Data:
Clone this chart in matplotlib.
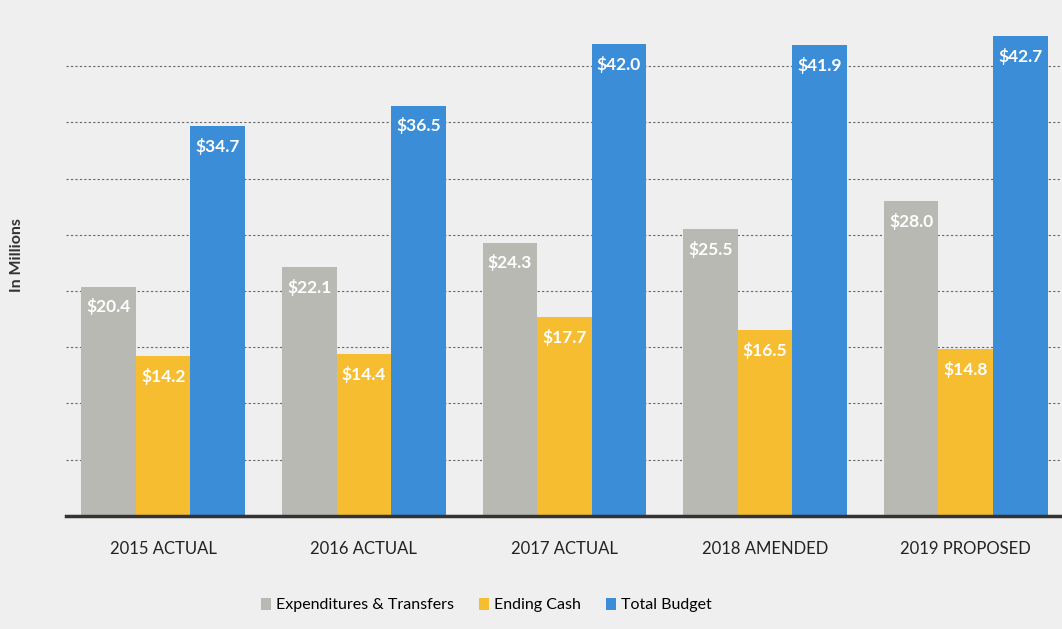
import matplotlib.pyplot as plt
import numpy as np

years = ['2015 ACTUAL', '2016 ACTUAL', '2017 ACTUAL', '2018 AMENDED', '2019 PROPOSED']
expenditures = [20.4, 22.1, 24.3, 25.5, 28.0]
ending_cash = [14.2, 14.4, 17.7, 16.5, 14.8]
total_budget = [34.7, 36.5, 42.0, 41.9, 42.7]

series = [('Expenditures & Transfers', expenditures, '#b9b9b4'),
          ('Ending Cash', ending_cash, '#f6bd30'),
          ('Total Budget', total_budget, '#3a8dd6')]

plt.rcParams['font.family'] = ['Lato', 'DejaVu Sans']

bg = '#efefef'
fig = plt.figure(figsize=(10.62, 6.29), dpi=100, facecolor=bg)
ax = fig.add_axes([0.062, 0.18, 0.938, 0.82], facecolor=bg)

x = np.arange(len(years))
width = 0.272

for i, (name, vals, col) in enumerate(series):
    bars = ax.bar(x + (i - 1) * width, vals, width, color=col, label=name, zorder=3)
    for b, v in zip(bars, vals):
        ax.text(b.get_x() + b.get_width() / 2, v - 1.8, '$%.1f' % v,
                ha='center', va='center', color='white', fontsize=12.5,
                fontweight='bold', zorder=4)

ax.set_xlim(-0.485, 4.48)
ax.set_ylim(0, 45.9)
ax.set_yticks(np.arange(5, 45, 5))
ax.yaxis.grid(True, linestyle=(0, (2, 2)), color='#666666', linewidth=0.8, zorder=1)
ax.tick_params(axis='y', left=False, labelleft=False)
ax.tick_params(axis='x', bottom=False, pad=15, labelsize=12, labelcolor='#222222')
ax.set_xticks(x)
ax.set_xticklabels(years)

for s in ['top', 'right', 'left']:
    ax.spines[s].set_visible(False)
ax.spines['bottom'].set_linewidth(2.5)
ax.spines['bottom'].set_color('#333333')
ax.spines['bottom'].set_zorder(5)

fig.text(0.016, 0.595, 'In Millions', rotation=90, ha='center', va='center',
         fontsize=11.5, fontweight='bold', color='#333333')

fig.legend(loc='center', bbox_to_anchor=(0.458, 0.038), ncol=3, frameon=False,
           fontsize=11.5, handlelength=0.6, handleheight=0.8, handletextpad=0.3,
           columnspacing=1.6)

fig.savefig('out.png', dpi=100, facecolor=bg)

What to do:
Copy each line in full and exactly, omitting any picture.

Right answer:
Clone this chart in matplotlib.
import matplotlib.pyplot as plt
import numpy as np

years = ['2015 ACTUAL', '2016 ACTUAL', '2017 ACTUAL', '2018 AMENDED', '2019 PROPOSED']
expenditures = [20.4, 22.1, 24.3, 25.5, 28.0]
ending_cash = [14.2, 14.4, 17.7, 16.5, 14.8]
total_budget = [34.7, 36.5, 42.0, 41.9, 42.7]

series = [('Expenditures & Transfers', expenditures, '#b9b9b4'),
          ('Ending Cash', ending_cash, '#f6bd30'),
          ('Total Budget', total_budget, '#3a8dd6')]

plt.rcParams['font.family'] = ['Lato', 'DejaVu Sans']

bg = '#efefef'
fig = plt.figure(figsize=(10.62, 6.29), dpi=100, facecolor=bg)
ax = fig.add_axes([0.062, 0.18, 0.938, 0.82], facecolor=bg)

x = np.arange(len(years))
width = 0.272

for i, (name, vals, col) in enumerate(series):
    bars = ax.bar(x + (i - 1) * width, vals, width, color=col, label=name, zorder=3)
    for b, v in zip(bars, vals):
        ax.text(b.get_x() + b.get_width() / 2, v - 1.8, '$%.1f' % v,
                ha='center', va='center', color='white', fontsize=12.5,
                fontweight='bold', zorder=4)

ax.set_xlim(-0.485, 4.48)
ax.set_ylim(0, 45.9)
ax.set_yticks(np.arange(5, 45, 5))
ax.yaxis.grid(True, linestyle=(0, (2, 2)), color='#666666', linewidth=0.8, zorder=1)
ax.tick_params(axis='y', left=False, labelleft=False)
ax.tick_params(axis='x', bottom=False, pad=15, labelsize=12, labelcolor='#222222')
ax.set_xticks(x)
ax.set_xticklabels(years)

for s in ['top', 'right', 'left']:
    ax.spines[s].set_visible(False)
ax.spines['bottom'].set_linewidth(2.5)
ax.spines['bottom'].set_color('#333333')
ax.spines['bottom'].set_zorder(5)

fig.text(0.016, 0.595, 'In Millions', rotation=90, ha='center', va='center',
         fontsize=11.5, fontweight='bold', color='#333333')

fig.legend(loc='center', bbox_to_anchor=(0.458, 0.038), ncol=3, frameon=False,
           fontsize=11.5, handlelength=0.6, handleheight=0.8, handletextpad=0.3,
           columnspacing=1.6)

fig.savefig('out.png', dpi=100, facecolor=bg)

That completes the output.